Реиндустриализация России могла идти только за счет сброса из развитых стран
Европы экологически грязных или устаревших производств. Это не просто медленный
путь, не соответствующий российским мощностям и численности населения; это путь
в тупик, так как Россия в принципе не смогла бы выиграть у Юго-Восточной Азии и
Восточной Европы конкуренцию за размещение выводимых из развитых стран Европы
производств.
Ее квалифицированная рабочая сила стоила почти столько же, сколько в странах
Восточной Европы, но была менее дисциплинирована и погружена в худший
инвестиционный климат.
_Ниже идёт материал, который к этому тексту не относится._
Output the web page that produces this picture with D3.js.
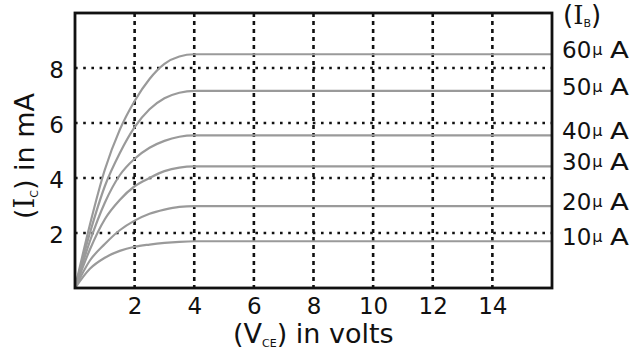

Странам же Юго-Восточной Азии Россия проигрывала
конкуренцию по всем показателям, кроме квалификации рабочей силы: с одной
стороны, из-за плохого климата и управления издержки ее производств были на
порядок выше, с другой - сингапурцы и таиландцы не имели ни «загадочной русской
души», ни коммунистического прошлого. (На что из этого списывать
распространенные в России начала 90-х годов невинные, но болезненные для
инвестора шутки типа разбавления 98-го бензина 95-м и последовательной продажи
одного и того же здания райкома ВЛКСМ нескольким иностранным инвесторам не
владеющими им комсомольцами-бизнесменами - дело вкуса).
Таким образом, западноевропейский проект оцивилизовывания России при помощи
обеспечения ее долговременной и взаимовыгодной интеграции с развитыми странами
Европы был обречен на провал из-за отсутствия необходимых ресурсов - и
финансовых, и интеллектуально-управленческих, и рыночных (в виде рынков сбыта и
должного уровня конкурентоспособности).